> What is expected:
Skip the pictures and quote all of the lines exactly.

-- Start --

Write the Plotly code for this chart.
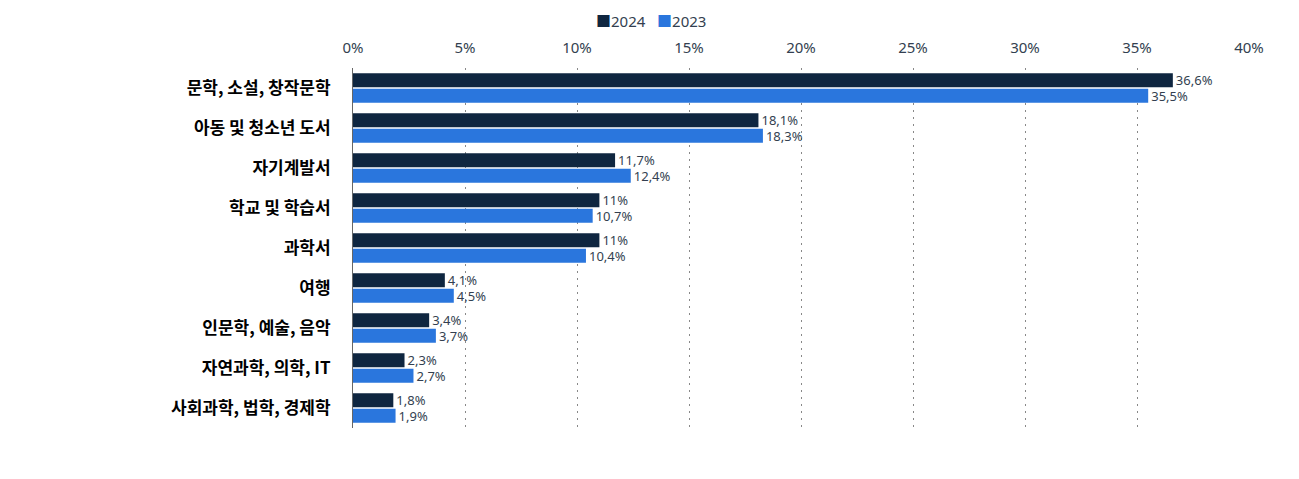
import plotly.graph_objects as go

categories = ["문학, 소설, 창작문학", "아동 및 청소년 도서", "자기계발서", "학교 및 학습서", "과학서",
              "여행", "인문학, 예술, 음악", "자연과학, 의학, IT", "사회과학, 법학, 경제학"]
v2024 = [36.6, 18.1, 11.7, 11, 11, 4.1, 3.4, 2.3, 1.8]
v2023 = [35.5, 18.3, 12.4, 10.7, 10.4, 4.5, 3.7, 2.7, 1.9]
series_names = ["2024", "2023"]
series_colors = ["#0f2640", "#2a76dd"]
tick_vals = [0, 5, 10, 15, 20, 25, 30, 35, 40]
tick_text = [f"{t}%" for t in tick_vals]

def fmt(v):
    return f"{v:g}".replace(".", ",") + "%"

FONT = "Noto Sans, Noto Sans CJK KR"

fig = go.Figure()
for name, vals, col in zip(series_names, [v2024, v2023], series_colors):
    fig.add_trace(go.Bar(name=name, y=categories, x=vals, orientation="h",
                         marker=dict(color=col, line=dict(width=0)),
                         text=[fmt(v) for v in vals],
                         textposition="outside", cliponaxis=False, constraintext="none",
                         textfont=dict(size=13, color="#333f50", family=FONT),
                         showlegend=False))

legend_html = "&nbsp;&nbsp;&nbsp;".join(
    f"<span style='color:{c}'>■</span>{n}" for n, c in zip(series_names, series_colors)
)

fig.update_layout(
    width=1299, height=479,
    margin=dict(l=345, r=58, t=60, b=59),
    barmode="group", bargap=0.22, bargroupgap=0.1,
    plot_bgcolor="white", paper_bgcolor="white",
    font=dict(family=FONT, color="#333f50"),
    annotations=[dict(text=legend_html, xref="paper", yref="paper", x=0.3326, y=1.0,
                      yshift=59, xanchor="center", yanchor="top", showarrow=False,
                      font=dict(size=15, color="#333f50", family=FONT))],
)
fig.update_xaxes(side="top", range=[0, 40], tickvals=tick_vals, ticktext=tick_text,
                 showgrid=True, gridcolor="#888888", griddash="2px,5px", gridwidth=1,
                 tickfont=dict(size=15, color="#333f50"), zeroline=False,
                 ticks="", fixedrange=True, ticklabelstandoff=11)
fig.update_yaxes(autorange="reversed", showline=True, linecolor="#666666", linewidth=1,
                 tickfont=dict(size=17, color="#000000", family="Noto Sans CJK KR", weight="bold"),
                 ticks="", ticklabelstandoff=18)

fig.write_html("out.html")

-- End --

> Answer for the task:
Write the Plotly code for this chart.
import plotly.graph_objects as go

categories = ["문학, 소설, 창작문학", "아동 및 청소년 도서", "자기계발서", "학교 및 학습서", "과학서",
              "여행", "인문학, 예술, 음악", "자연과학, 의학, IT", "사회과학, 법학, 경제학"]
v2024 = [36.6, 18.1, 11.7, 11, 11, 4.1, 3.4, 2.3, 1.8]
v2023 = [35.5, 18.3, 12.4, 10.7, 10.4, 4.5, 3.7, 2.7, 1.9]
series_names = ["2024", "2023"]
series_colors = ["#0f2640", "#2a76dd"]
tick_vals = [0, 5, 10, 15, 20, 25, 30, 35, 40]
tick_text = [f"{t}%" for t in tick_vals]

def fmt(v):
    return f"{v:g}".replace(".", ",") + "%"

FONT = "Noto Sans, Noto Sans CJK KR"

fig = go.Figure()
for name, vals, col in zip(series_names, [v2024, v2023], series_colors):
    fig.add_trace(go.Bar(name=name, y=categories, x=vals, orientation="h",
                         marker=dict(color=col, line=dict(width=0)),
                         text=[fmt(v) for v in vals],
                         textposition="outside", cliponaxis=False, constraintext="none",
                         textfont=dict(size=13, color="#333f50", family=FONT),
                         showlegend=False))

legend_html = "&nbsp;&nbsp;&nbsp;".join(
    f"<span style='color:{c}'>■</span>{n}" for n, c in zip(series_names, series_colors)
)

fig.update_layout(
    width=1299, height=479,
    margin=dict(l=345, r=58, t=60, b=59),
    barmode="group", bargap=0.22, bargroupgap=0.1,
    plot_bgcolor="white", paper_bgcolor="white",
    font=dict(family=FONT, color="#333f50"),
    annotations=[dict(text=legend_html, xref="paper", yref="paper", x=0.3326, y=1.0,
                      yshift=59, xanchor="center", yanchor="top", showarrow=False,
                      font=dict(size=15, color="#333f50", family=FONT))],
)
fig.update_xaxes(side="top", range=[0, 40], tickvals=tick_vals, ticktext=tick_text,
                 showgrid=True, gridcolor="#888888", griddash="2px,5px", gridwidth=1,
                 tickfont=dict(size=15, color="#333f50"), zeroline=False,
                 ticks="", fixedrange=True, ticklabelstandoff=11)
fig.update_yaxes(autorange="reversed", showline=True, linecolor="#666666", linewidth=1,
                 tickfont=dict(size=17, color="#000000", family="Noto Sans CJK KR", weight="bold"),
                 ticks="", ticklabelstandoff=18)

fig.write_html("out.html")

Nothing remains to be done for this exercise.